This is a guest post by Paul Lee, a senior professional in the Pensions industry and active church member. He is writing in a personal capacity.
The Church of England is facing some key and very difficult decisions. Its relatively new pension fund, the CofE Funded Pensions Scheme, which was only set up in 1998 following previous investment problems, has developed a significant deficit — its liabilities to pay pensions in the future (estimated at £813 million) far exceed the assets it has available (£461 million) — and, like many other organisations in this country, the Church is faced with the challenge of trying to fill this deficit and fulfil its obligations to the clergy, its future pensioners.
In significant part, this deficit has arisen through following conventional thinking: after taking advice, the scheme put all of its assets in shares, then conventionally seen as the best place for long-term investments such as these. The turmoil of recent markets — in 2000/01 as much as in the most recent couple of years — has exposed the risks embedded in that conventional thinking. There has also been increasing realisation in recent years of the impact of the increasing life expectancy, which has boosted the assessed liabilities of the scheme.
The Church recently closed its public consultation on changes to clergy pensions to limit the liabilities which the fund and the Church itself faces. The Task Group on Clergy Pensions proposed some limited housekeeping changes which will have a useful impact on the apparent deficit. Increasing the retirement age to 68 and the expected period of service to qualify for a full pension to 43 years, and reducing the inflation protection in the scheme will cause some personal pain to individual clergy but this pain is perhaps outweighed by the overall benefit for the scheme and the financial position of the Church and its parishioners.
There are, however, some much more radical steps which the Task Group considered, in particular moving away from a so-called defined benefit scheme to a defined contribution one, either in whole or in part. Defined benefit (DB) schemes are also often known as final salary schemes and guarantee a portion of (usually the final year’s) salary will be paid as the pension; defined contribution (DC) schemes invest the money collected each year and each individual’s pension pot is determined by the investment performance of this money over their working life. In effect, in DB schemes the pension is guaranteed and is mathematically fixed depending on the salary and the years of service; in DC schemes nothing is guaranteed apart from the contributions. The investment risk is taken by each individual rather than by the scheme and the employer.

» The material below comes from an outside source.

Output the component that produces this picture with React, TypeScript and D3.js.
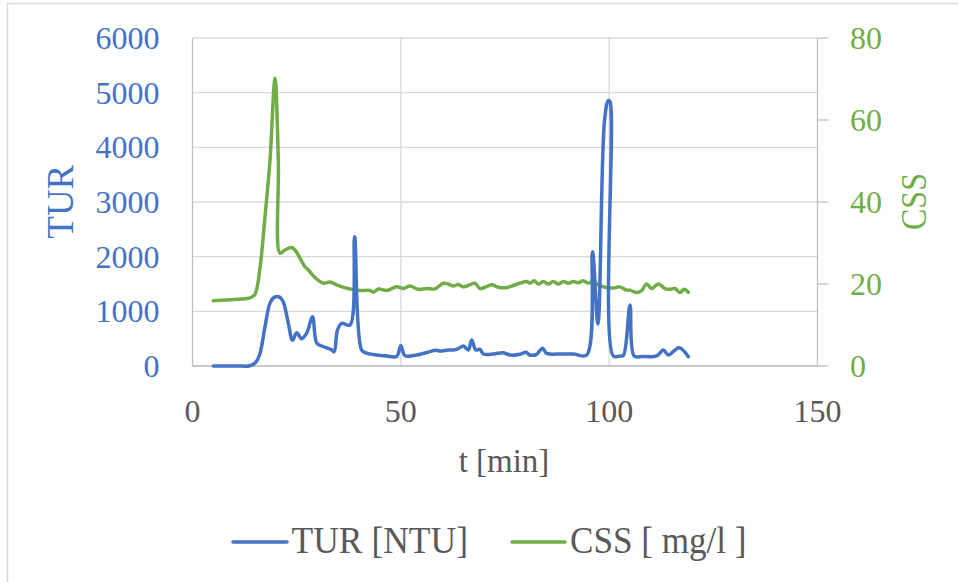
import React from "react";
import * as d3 from "d3";

// Turbidity (NTU) samples: time [min] and value
const turTime = [5, 8, 11, 13.8, 15.2, 16.2, 17.4, 18.6, 19.6, 21, 21.8, 23, 24, 25, 26.2, 27.4, 28.8, 29.8, 31, 33.4, 34, 34.8, 35.8, 37.8, 38.9, 40.6, 41.8, 44.2, 46.6, 49, 50, 51, 53.8, 57, 58.2, 59.4, 61.4, 62.6, 63.8, 65, 66.2, 67, 68, 69, 69.8, 72.2, 74.6, 76.2, 78.6, 80, 81, 82.6, 84, 85, 88.2, 91.4, 94.6, 96, 97.3, 98.9, 99.8, 100.2, 101, 102.6, 103.4, 105, 106, 108, 111.4, 113, 114.2, 116.8, 119];
const turValue = [0, 0, 0, 5, 70, 230, 720, 1150, 1256, 1256, 1170, 780, 470, 610, 500, 600, 900, 420, 366, 295, 262, 660, 780, 750, 2365, 290, 235, 200, 183, 175, 370, 190, 201, 262, 290, 274, 293, 293, 320, 366, 293, 475, 293, 305, 220, 220, 243, 201, 214, 250, 201, 214, 323, 232, 220, 220, 201, 2090, 770, 4500, 4853, 4835, 183, 183, 190, 1116, 183, 175, 183, 293, 201, 335, 170];

// Suspended solids (mg/l) samples: time [min] and value
const cssTime = [5, 8, 11, 13.8, 15, 16.2, 17.4, 18.6, 19.8, 20.6, 21, 22.2, 23.8, 24.6, 27, 27.8, 29.5, 31.4, 33, 34.6, 36.5, 38.6, 40.2, 42.6, 43.4, 44.6, 46.6, 49, 50.6, 52.2, 54.2, 56.2, 58.2, 60.2, 61.8, 62.6, 63.8, 65, 66.6, 67.8, 69, 70.2, 71.8, 73.4, 75.4, 76.6, 78.6, 80.2, 81, 82, 83, 84.2, 85.4, 86.6, 87.8, 89, 90.2, 91.4, 92.6, 93.8, 95, 96, 97.4, 99, 101, 102.6, 104.2, 105, 106.6, 107.8, 109, 110.2, 111.8, 113.4, 114.6, 115.8, 117, 118, 119];
const cssValue = [15.9, 16.1, 16.3, 16.6, 17.5, 24, 36.4, 50.2, 70.2, 50, 27.5, 28.3, 28.9, 28.3, 24.2, 23.4, 21.5, 20.2, 20.5, 19.8, 19.1, 18.6, 18.4, 18.4, 18.0, 18.8, 18.4, 19.3, 18.9, 19.5, 18.7, 18.9, 18.8, 20.2, 19.8, 19.5, 19.9, 19.3, 19.8, 20.2, 18.9, 19.2, 19.8, 19.2, 19.1, 19.5, 20.2, 20.6, 20.2, 20.8, 20.0, 20.6, 20.0, 20.6, 20.0, 20.6, 20.2, 20.6, 20.3, 20.8, 20.2, 20.6, 19.8, 19.2, 19.0, 19.3, 18.5, 18.5, 17.9, 18.4, 20.0, 18.9, 20.0, 18.9, 18.7, 18.9, 17.9, 18.7, 18.0];

const xTicks = [0, 50, 100, 150];
const turTicks = [0, 1000, 2000, 3000, 4000, 5000, 6000];
const cssTicks = [0, 20, 40, 60, 80];

const seriesNames = ["TUR [NTU]", "CSS [ mg/l ]"];
const axisTitles = { x: "t [min]", left: "TUR", right: "CSS" };

const BLUE = "#4472C4";
const GREEN = "#70AD47";
const GRAY_TEXT = "#595959";
const GRID = "#d9d9d9";
const AXIS = "#bfbfbf";
const FONT = "'Liberation Serif', 'Times New Roman', serif";

export default function App() {
  const W = 958;
  const H = 582;
  const left = 192.5;
  const right = 817.5;
  const top = 38;
  const bottom = 366;

  const x = d3.scaleLinear().domain([0, 150]).range([left, right]);
  const yL = d3.scaleLinear().domain([0, 6000]).range([bottom, top]);
  const yR = d3.scaleLinear().domain([0, 80]).range([bottom, top]);

  const curve = d3.curveCatmullRom.alpha(0.5);
  const turLine = d3
    .line<number>()
    .x((_, i) => x(turTime[i]))
    .y((d) => yL(d))
    .curve(curve);
  const cssLine = d3
    .line<number>()
    .x((_, i) => x(cssTime[i]))
    .y((d) => yR(d))
    .curve(curve);

  return (
    <svg
      width={W}
      height={H}
      style={{ position: "absolute", left: 0, top: 0, background: "#fff" }}
      fontFamily={FONT}
    >
      <rect x={7.5} y={3.5} width={980} height={620} fill="#fff" stroke={GRID} strokeWidth={1.5} />

      {/* horizontal gridlines */}
      {turTicks.map((t) => (
        <line key={"h" + t} x1={left} x2={right} y1={yL(t)} y2={yL(t)} stroke={GRID} strokeWidth={1.3} />
      ))}
      {/* vertical gridlines */}
      {xTicks.slice(1, -1).map((t) => (
        <line key={"v" + t} x1={x(t)} x2={x(t)} y1={top} y2={bottom} stroke={GRID} strokeWidth={1.3} />
      ))}

      {/* axis lines */}
      <line x1={left} x2={left} y1={top} y2={bottom} stroke={AXIS} strokeWidth={1.3} />
      <line x1={left} x2={right} y1={bottom} y2={bottom} stroke={AXIS} strokeWidth={1.3} />
      <line x1={right} x2={right} y1={top} y2={bottom} stroke={AXIS} strokeWidth={1.3} />
      {cssTicks.map((t) => (
        <line key={"rt" + t} x1={right} x2={right + 11} y1={yR(t)} y2={yR(t)} stroke={AXIS} strokeWidth={1.3} />
      ))}

      {/* tick labels */}
      {turTicks.map((t) => (
        <text key={"lt" + t} x={159.5} y={yL(t) + 11} textAnchor="end" fontSize={32} fill={BLUE}>
          {t}
        </text>
      ))}
      {cssTicks.map((t) => (
        <text key={"rl" + t} x={850} y={yR(t) + 11} textAnchor="start" fontSize={32} fill={GREEN}>
          {t}
        </text>
      ))}
      {xTicks.map((t) => (
        <text key={"xt" + t} x={x(t)} y={422} textAnchor="middle" fontSize={32} fill={GRAY_TEXT}>
          {t}
        </text>
      ))}

      {/* axis titles */}
      <text x={504} y={472} textAnchor="middle" fontSize={33} fill={GRAY_TEXT}>
        {axisTitles.x}
      </text>
      <text
        transform="translate(73,201.7) rotate(-90)"
        textAnchor="middle"
        fontSize={37}
        fill={BLUE}
      >
        {axisTitles.left}
      </text>
      <text
        transform="translate(926,201.5) rotate(-90)"
        textAnchor="middle"
        fontSize={36}
        textLength={57}
        lengthAdjust="spacingAndGlyphs"
        fill={GREEN}
      >
        {axisTitles.right}
      </text>

      {/* series */}
      <path d={cssLine(cssValue) || ""} fill="none" stroke={GREEN} strokeWidth={3.5} strokeLinejoin="round" strokeLinecap="round" />
      <path d={turLine(turValue) || ""} fill="none" stroke={BLUE} strokeWidth={3.5} strokeLinejoin="round" strokeLinecap="round" />

      {/* legend */}
      <line x1={233} x2={287} y1={542} y2={542} stroke={BLUE} strokeWidth={3.5} strokeLinecap="round" />
      <text x={291.5} y={553} fontSize={38} textLength={176.5} lengthAdjust="spacingAndGlyphs" fill={GRAY_TEXT}>
        {seriesNames[0]}
      </text>
      <line x1={512} x2={565} y1={542} y2={542} stroke={GREEN} strokeWidth={3.5} strokeLinecap="round" />
      <text x={570} y={553} fontSize={38} textLength={176.5} lengthAdjust="spacingAndGlyphs" fill={GRAY_TEXT}>
        {seriesNames[1]}
      </text>
    </svg>
  );
}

This looks like conventional thinking again: many companies have already switched from DB pension schemes to DC ones. They have felt themselves pushed to do so because of new accounting rules which have made clear the scale of their deficits as pension beneficiaries have been living longer, and because of the nervousness of their investors about the scale of those deficits. But the Church should not be prey to these short-term pressures; we as a church do not have the inherent instability built into our structure seen in the corporate construct. We should have confidence that we are sustainable and can afford the burdens we are currently facing; while they currently look severe they should diminish over time (the current projections assume filling the deficit over a period of a few years, not over the lifetime of the scheme).

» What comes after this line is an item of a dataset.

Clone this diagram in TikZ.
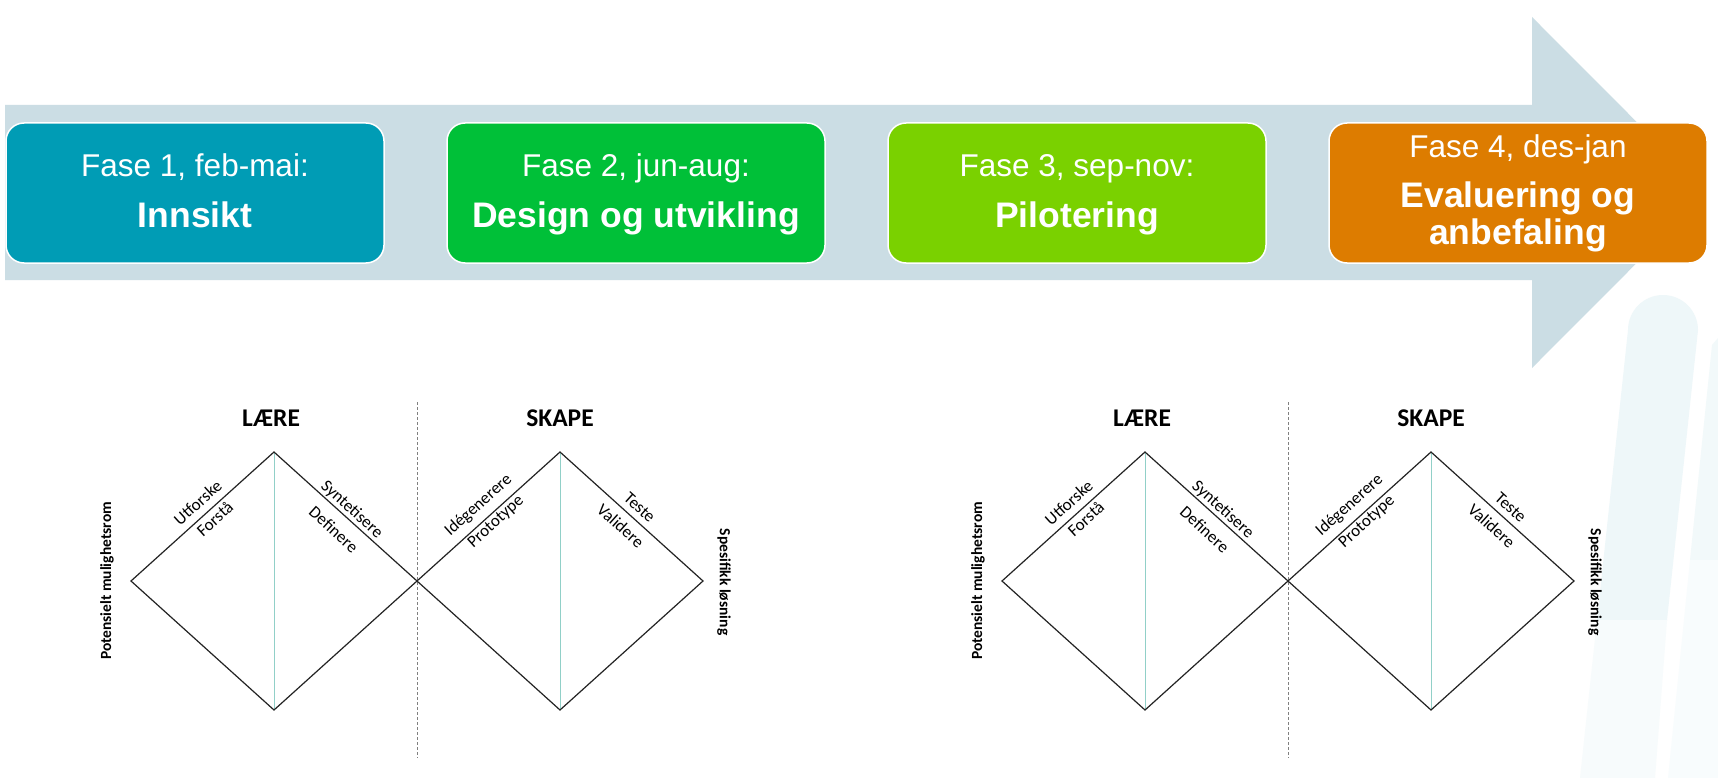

I personally am clear that a DC structure for clergy pensions would be wholly inappropriate. The Task Group’s consultation contains a key sentence: “A wholesale transfer of risk is inevitably a more sensitive subject in relation to a group of people who, during their working lives, are paid only around £20,000 per annum and are expected to house themselves in retirement after many years of living in tied housing.”

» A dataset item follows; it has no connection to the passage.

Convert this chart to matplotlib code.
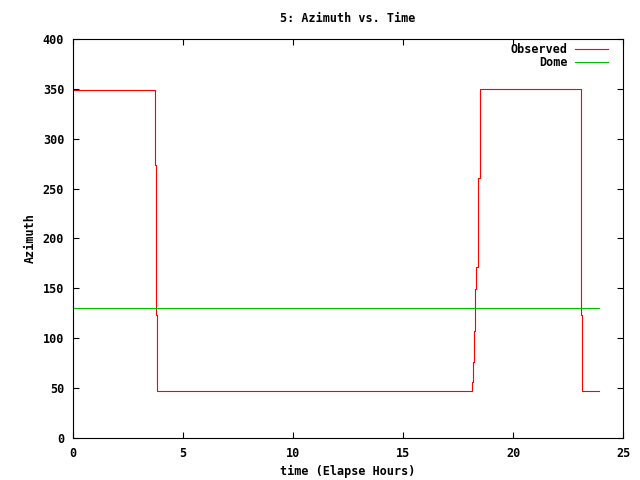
import matplotlib
matplotlib.use('Agg')
import matplotlib.pyplot as plt

# observed azimuth (stepwise) and dome position
obs_hours = [0, 3.76, 3.80, 3.85, 18.14, 18.18, 18.23, 18.27, 18.32, 18.41, 18.48, 23.06, 23.08, 23.13, 23.90]
obs_azimuth = [349, 274, 123, 47, 56, 76, 107, 149, 171, 261, 350, 275, 123, 47, 47]
dome_hours = [0, 23.90]
dome_azimuth = [130, 130]

plt.rcParams['font.family'] = ['DejaVu Sans Mono']
plt.rcParams['font.size'] = 8.5
plt.rcParams['font.weight'] = 'bold'

fig = plt.figure(figsize=(6.4, 4.8), dpi=100)
ax = fig.add_axes([0.1133, 0.0869, 0.8609, 0.8325])

ax.plot(obs_hours, obs_azimuth, drawstyle='steps-post', color='#ff0000', lw=0.8, label='Observed')
ax.plot(dome_hours, dome_azimuth, color='#00c000', lw=0.8, label='Dome')

ax.set_xlim(0, 25)
ax.set_ylim(0, 400)
ax.set_xticks(range(0, 26, 5))
ax.set_yticks(range(0, 401, 50))
ax.tick_params(direction='in', length=4, width=0.8, top=True, right=True, pad=6)
for s in ax.spines.values():
    s.set_linewidth(0.8)

ax.set_title('5: Azimuth vs. Time', pad=12, fontweight='bold', fontsize=8.5)
ax.set_xlabel('time (Elapse Hours)', labelpad=4, fontweight='bold')
ax.set_ylabel('Azimuth', labelpad=4, fontweight='bold')

ax.legend(loc='upper right', bbox_to_anchor=(0.972, 0.99), frameon=False, markerfirst=False,
          handlelength=2.8, labelspacing=0.0, borderpad=0, borderaxespad=0, handletextpad=0.6)

fig.savefig('out.png', dpi=100)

I believe that this understates the case. It is not only more sensitive, it is inappropriate to transfer risk to this group of people. While the Task Group is right to state in defence of DC schemes that ‘there is no general reason why they should provide lower pensions than DB schemes, but they have gained bad media coverage because many employers have also taken the opportunity to cut contributions’, this is not the whole story. A key difference with DC schemes is that they introduce an element of lottery: one cadre of clergy would benefit disproportionately from positive financial market performance over the lifetime of their DC investment, and one cadre would suffer when the market performance over their lifetimes was less favourable. This differential treatment of clergy simply through the luck of when their investing lifetimes fall seems wholly inappropriate to me. It does not reflect the caring and nurturing organisation that the Church is, but rather introduces an unwholesome element of blind chance into the process.
Not least as a contributing parishioner I hope that performance in the scheme improves but I also hope that the Church has the confidence not to be prey to every element of conventional thinking going forwards. The Church is there to nurture the faith among its community; in order to do this it needs to nurture its clergy and care for their long-term well-being. Providing appropriate pension coverage is an important part of this.